**WORK REQUIRED:** Find each line holding "with" and copy it out.

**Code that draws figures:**
********************
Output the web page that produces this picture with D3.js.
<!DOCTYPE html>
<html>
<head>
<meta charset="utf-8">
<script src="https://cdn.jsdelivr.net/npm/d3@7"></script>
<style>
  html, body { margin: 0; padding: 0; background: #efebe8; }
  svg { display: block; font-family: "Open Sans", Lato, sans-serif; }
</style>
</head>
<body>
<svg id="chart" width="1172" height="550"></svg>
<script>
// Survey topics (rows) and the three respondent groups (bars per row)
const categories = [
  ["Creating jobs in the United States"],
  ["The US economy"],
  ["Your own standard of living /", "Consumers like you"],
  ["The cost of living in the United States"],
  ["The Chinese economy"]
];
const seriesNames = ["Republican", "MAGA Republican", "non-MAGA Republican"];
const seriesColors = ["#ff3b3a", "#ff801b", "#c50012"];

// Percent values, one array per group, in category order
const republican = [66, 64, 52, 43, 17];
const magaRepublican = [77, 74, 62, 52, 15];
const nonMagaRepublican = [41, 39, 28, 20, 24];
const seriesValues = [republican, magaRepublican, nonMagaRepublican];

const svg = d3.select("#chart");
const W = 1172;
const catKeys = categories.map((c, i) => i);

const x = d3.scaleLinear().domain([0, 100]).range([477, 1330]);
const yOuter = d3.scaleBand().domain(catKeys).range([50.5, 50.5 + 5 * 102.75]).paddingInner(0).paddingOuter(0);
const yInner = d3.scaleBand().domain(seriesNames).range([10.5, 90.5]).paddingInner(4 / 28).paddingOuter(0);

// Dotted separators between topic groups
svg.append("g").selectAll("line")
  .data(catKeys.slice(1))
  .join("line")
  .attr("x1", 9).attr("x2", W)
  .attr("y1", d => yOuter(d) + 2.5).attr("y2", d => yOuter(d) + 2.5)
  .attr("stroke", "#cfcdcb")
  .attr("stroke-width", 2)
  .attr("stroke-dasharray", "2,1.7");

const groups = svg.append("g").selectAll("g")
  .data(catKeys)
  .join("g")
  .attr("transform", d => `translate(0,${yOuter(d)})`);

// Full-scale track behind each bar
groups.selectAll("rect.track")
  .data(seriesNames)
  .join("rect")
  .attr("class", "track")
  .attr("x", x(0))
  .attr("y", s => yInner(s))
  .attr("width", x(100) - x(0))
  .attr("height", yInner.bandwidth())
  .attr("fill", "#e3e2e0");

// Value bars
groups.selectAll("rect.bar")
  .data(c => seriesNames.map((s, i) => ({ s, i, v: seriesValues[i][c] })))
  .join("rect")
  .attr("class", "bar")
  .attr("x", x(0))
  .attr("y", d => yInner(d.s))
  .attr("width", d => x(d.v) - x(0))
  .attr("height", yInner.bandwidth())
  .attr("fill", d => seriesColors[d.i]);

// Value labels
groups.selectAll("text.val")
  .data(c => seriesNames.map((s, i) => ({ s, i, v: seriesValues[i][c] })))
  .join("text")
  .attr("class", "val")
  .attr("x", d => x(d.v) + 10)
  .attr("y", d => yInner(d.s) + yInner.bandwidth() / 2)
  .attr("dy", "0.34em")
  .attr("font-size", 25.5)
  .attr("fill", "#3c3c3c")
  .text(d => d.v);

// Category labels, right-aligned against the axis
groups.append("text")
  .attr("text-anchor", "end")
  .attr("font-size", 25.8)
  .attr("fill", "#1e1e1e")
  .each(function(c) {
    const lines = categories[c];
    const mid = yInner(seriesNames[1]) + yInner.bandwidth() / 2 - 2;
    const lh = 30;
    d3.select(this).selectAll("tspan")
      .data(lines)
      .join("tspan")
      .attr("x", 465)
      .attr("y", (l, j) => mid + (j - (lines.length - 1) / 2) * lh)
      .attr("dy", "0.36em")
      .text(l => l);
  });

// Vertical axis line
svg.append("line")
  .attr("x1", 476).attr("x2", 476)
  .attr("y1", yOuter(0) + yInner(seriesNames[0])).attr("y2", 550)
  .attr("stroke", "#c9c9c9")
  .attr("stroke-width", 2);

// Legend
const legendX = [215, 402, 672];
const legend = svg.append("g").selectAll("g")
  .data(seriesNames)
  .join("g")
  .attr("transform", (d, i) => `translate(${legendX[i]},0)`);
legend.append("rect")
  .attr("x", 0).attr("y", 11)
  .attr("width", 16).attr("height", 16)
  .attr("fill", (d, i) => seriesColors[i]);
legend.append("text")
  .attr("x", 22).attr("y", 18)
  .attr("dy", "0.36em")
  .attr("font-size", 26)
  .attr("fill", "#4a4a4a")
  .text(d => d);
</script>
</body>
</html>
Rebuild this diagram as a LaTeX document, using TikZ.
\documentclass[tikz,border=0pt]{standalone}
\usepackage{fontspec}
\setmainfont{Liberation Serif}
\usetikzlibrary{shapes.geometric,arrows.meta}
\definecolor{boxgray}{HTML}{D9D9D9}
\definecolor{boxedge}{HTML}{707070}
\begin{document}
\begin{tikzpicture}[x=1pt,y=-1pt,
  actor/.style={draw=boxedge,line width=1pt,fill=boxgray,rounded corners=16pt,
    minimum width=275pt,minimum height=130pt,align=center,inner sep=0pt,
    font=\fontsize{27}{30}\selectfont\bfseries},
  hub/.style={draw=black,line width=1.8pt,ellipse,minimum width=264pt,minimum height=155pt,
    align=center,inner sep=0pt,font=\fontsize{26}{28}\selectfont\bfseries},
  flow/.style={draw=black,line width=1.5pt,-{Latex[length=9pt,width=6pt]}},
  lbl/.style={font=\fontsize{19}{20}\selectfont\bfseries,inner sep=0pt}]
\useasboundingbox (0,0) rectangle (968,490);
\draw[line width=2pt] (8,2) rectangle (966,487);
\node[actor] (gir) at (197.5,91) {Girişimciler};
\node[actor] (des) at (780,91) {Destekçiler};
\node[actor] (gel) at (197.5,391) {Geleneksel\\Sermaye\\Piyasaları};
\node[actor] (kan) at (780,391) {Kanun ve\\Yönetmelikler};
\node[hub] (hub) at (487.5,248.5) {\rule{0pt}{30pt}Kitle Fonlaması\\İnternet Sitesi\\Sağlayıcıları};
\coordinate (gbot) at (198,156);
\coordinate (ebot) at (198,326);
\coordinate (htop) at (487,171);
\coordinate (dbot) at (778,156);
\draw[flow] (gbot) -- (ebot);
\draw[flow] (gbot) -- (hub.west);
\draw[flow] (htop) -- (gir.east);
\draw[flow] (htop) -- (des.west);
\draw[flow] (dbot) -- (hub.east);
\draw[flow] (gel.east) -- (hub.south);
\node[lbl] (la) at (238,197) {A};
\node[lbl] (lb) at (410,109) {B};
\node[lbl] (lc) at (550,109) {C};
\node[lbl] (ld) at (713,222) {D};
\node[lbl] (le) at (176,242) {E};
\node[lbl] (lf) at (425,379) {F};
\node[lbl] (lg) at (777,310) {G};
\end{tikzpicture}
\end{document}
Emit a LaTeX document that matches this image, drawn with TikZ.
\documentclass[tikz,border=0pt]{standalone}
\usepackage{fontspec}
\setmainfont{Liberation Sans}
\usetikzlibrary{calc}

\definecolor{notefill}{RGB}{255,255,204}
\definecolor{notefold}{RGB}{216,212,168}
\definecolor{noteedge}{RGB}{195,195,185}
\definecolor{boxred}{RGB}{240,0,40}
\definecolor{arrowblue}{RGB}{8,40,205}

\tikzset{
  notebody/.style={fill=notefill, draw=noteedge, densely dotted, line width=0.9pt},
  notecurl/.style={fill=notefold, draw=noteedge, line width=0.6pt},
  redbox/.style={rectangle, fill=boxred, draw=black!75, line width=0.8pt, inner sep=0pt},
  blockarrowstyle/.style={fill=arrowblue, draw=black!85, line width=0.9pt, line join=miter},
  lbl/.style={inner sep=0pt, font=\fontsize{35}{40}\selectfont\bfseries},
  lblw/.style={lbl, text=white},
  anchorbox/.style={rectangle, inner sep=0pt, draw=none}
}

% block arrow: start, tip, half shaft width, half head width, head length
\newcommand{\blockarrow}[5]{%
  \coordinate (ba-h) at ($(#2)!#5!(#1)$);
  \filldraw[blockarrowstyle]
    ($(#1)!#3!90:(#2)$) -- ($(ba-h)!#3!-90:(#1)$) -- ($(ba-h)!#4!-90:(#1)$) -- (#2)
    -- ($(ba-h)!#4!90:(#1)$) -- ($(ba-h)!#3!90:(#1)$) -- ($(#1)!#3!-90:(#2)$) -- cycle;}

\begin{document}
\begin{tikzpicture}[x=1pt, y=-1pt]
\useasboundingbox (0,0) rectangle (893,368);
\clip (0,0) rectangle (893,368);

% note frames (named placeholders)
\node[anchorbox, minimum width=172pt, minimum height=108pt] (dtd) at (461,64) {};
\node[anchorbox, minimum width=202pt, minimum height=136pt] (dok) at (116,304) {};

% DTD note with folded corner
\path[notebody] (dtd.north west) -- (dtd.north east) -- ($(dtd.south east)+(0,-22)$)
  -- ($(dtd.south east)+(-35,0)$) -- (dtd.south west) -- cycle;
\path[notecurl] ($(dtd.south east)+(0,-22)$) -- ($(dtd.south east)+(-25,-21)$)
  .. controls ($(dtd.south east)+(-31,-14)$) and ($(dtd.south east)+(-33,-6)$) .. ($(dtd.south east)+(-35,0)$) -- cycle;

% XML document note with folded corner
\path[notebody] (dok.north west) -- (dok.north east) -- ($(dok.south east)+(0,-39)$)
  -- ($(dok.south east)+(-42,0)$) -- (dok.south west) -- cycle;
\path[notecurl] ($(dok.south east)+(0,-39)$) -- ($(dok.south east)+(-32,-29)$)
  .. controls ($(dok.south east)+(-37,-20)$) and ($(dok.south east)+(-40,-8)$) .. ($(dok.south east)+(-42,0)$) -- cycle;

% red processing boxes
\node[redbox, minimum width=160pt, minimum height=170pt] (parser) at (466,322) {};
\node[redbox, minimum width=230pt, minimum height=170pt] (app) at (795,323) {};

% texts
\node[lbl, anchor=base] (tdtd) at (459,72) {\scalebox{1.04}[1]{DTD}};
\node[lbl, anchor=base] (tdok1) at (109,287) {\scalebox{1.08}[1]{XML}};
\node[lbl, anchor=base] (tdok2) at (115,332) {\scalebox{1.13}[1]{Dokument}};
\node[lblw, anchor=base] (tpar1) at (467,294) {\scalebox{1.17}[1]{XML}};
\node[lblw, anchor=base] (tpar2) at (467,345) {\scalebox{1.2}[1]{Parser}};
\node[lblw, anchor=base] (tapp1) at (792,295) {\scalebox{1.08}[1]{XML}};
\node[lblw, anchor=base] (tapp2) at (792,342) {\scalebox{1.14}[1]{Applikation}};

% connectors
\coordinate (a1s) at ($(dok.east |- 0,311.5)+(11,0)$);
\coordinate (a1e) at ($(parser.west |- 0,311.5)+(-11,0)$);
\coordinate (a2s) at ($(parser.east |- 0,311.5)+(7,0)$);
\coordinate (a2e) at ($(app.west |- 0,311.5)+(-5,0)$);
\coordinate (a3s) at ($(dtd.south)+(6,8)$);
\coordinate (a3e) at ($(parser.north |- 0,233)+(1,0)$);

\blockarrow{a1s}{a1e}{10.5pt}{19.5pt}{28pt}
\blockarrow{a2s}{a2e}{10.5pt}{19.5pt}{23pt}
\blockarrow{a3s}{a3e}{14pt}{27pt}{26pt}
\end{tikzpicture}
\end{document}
********************
**WRITTEN ANSWER:**
Output the web page that produces this picture with D3.js.
Emit a LaTeX document that matches this image, drawn with TikZ.
% DTD note with folded corner
% XML document note with folded corner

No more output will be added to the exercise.